(Stored records)
######

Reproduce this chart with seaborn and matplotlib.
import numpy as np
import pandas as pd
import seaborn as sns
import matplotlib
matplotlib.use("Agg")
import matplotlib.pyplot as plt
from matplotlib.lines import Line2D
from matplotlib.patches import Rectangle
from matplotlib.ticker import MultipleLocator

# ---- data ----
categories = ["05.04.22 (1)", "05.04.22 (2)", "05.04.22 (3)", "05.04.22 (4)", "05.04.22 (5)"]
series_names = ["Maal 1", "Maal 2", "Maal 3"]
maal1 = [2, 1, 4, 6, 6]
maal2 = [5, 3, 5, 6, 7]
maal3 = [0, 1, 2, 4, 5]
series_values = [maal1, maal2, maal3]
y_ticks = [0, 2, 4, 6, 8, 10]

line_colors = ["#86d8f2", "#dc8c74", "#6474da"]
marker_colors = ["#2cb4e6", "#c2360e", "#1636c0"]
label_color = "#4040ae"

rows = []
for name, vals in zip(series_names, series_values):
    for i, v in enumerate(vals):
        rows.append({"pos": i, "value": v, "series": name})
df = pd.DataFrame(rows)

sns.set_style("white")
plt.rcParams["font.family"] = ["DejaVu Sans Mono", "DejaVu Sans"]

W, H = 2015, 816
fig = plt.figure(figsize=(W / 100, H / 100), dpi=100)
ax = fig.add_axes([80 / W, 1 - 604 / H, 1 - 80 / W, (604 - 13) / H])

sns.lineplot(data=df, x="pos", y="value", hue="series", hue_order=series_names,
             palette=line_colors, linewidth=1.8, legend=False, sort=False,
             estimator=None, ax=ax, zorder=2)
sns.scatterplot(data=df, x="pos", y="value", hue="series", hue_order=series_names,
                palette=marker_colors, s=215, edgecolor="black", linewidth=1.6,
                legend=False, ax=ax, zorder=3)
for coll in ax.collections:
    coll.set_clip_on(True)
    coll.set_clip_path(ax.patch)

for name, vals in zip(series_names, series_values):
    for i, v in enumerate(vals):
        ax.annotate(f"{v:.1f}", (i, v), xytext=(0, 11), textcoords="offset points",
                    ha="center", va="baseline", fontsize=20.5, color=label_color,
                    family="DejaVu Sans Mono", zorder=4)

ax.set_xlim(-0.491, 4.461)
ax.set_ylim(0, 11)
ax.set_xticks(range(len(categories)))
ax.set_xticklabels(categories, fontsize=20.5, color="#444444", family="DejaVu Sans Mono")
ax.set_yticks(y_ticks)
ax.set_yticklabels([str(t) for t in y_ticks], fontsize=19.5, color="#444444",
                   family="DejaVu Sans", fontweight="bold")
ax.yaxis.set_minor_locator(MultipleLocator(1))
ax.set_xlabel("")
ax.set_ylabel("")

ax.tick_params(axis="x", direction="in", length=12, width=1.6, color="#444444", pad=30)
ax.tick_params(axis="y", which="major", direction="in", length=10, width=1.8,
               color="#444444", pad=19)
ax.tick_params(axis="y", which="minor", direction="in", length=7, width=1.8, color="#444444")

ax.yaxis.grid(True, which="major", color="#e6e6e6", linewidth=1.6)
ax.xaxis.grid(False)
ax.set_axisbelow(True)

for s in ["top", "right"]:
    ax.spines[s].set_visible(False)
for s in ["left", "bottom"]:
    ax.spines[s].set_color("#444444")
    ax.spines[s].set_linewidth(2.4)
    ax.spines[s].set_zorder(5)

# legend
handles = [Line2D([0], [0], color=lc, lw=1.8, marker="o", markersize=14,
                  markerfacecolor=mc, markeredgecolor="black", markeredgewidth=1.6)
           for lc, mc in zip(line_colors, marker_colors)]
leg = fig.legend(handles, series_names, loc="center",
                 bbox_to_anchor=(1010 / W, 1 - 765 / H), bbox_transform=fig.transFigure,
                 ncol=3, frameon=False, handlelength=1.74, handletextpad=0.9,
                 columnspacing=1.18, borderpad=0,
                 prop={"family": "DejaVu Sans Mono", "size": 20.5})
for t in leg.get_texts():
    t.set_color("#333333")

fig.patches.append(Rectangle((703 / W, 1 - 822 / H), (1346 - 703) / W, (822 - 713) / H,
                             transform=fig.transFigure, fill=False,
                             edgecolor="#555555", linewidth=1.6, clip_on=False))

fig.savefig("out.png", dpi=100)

######

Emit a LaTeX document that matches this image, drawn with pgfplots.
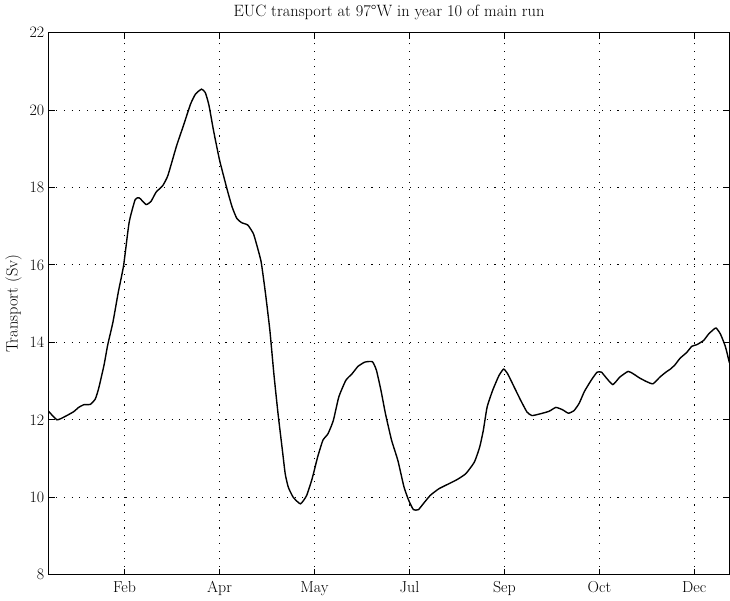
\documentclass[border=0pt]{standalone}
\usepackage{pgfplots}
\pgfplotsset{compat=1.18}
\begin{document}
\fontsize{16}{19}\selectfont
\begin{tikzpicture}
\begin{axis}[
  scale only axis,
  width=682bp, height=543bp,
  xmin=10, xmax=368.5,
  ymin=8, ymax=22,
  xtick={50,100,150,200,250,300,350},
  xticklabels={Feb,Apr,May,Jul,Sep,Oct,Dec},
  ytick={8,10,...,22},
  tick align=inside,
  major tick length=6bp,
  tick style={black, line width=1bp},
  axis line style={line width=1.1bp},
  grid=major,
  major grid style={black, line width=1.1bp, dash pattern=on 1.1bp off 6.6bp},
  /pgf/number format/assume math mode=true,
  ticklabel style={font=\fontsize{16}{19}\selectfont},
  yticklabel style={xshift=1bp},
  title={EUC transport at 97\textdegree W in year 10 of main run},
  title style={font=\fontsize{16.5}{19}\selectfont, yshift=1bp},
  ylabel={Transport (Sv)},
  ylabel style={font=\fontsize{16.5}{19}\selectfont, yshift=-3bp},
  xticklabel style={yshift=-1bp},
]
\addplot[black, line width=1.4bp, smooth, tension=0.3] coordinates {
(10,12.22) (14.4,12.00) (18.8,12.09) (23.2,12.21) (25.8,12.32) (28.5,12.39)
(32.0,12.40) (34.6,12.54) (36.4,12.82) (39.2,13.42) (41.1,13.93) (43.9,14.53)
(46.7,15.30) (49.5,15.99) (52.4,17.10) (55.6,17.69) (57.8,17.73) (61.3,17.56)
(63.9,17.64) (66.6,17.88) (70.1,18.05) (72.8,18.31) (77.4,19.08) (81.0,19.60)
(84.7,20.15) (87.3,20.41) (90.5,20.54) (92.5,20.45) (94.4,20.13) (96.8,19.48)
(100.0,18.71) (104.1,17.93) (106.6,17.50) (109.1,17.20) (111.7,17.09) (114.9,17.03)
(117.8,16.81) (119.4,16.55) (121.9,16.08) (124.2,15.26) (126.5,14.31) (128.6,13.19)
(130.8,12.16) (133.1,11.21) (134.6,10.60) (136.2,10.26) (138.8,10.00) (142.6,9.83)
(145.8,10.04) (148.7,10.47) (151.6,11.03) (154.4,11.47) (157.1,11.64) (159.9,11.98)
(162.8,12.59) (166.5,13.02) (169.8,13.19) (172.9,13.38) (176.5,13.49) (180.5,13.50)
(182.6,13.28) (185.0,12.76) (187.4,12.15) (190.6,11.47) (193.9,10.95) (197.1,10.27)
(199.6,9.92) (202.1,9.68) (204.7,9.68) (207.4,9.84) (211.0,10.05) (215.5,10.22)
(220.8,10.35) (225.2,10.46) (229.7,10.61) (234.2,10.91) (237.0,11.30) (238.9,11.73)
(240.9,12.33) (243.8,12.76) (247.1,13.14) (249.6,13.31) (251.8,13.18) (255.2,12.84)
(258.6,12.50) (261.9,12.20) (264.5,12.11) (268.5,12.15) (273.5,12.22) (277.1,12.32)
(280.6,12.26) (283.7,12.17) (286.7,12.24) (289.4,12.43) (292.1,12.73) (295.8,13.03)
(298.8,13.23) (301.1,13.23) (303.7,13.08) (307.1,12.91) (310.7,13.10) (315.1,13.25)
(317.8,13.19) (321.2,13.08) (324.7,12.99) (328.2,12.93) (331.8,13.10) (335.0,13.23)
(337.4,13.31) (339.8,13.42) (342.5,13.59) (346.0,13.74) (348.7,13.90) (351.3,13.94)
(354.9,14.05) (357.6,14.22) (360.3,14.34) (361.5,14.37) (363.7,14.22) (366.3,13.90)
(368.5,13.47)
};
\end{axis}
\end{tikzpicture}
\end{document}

######

Show each line of the listing that holds the string "with".

Reproduce this chart with seaborn and matplotlib.
Emit a LaTeX document that matches this image, drawn with pgfplots.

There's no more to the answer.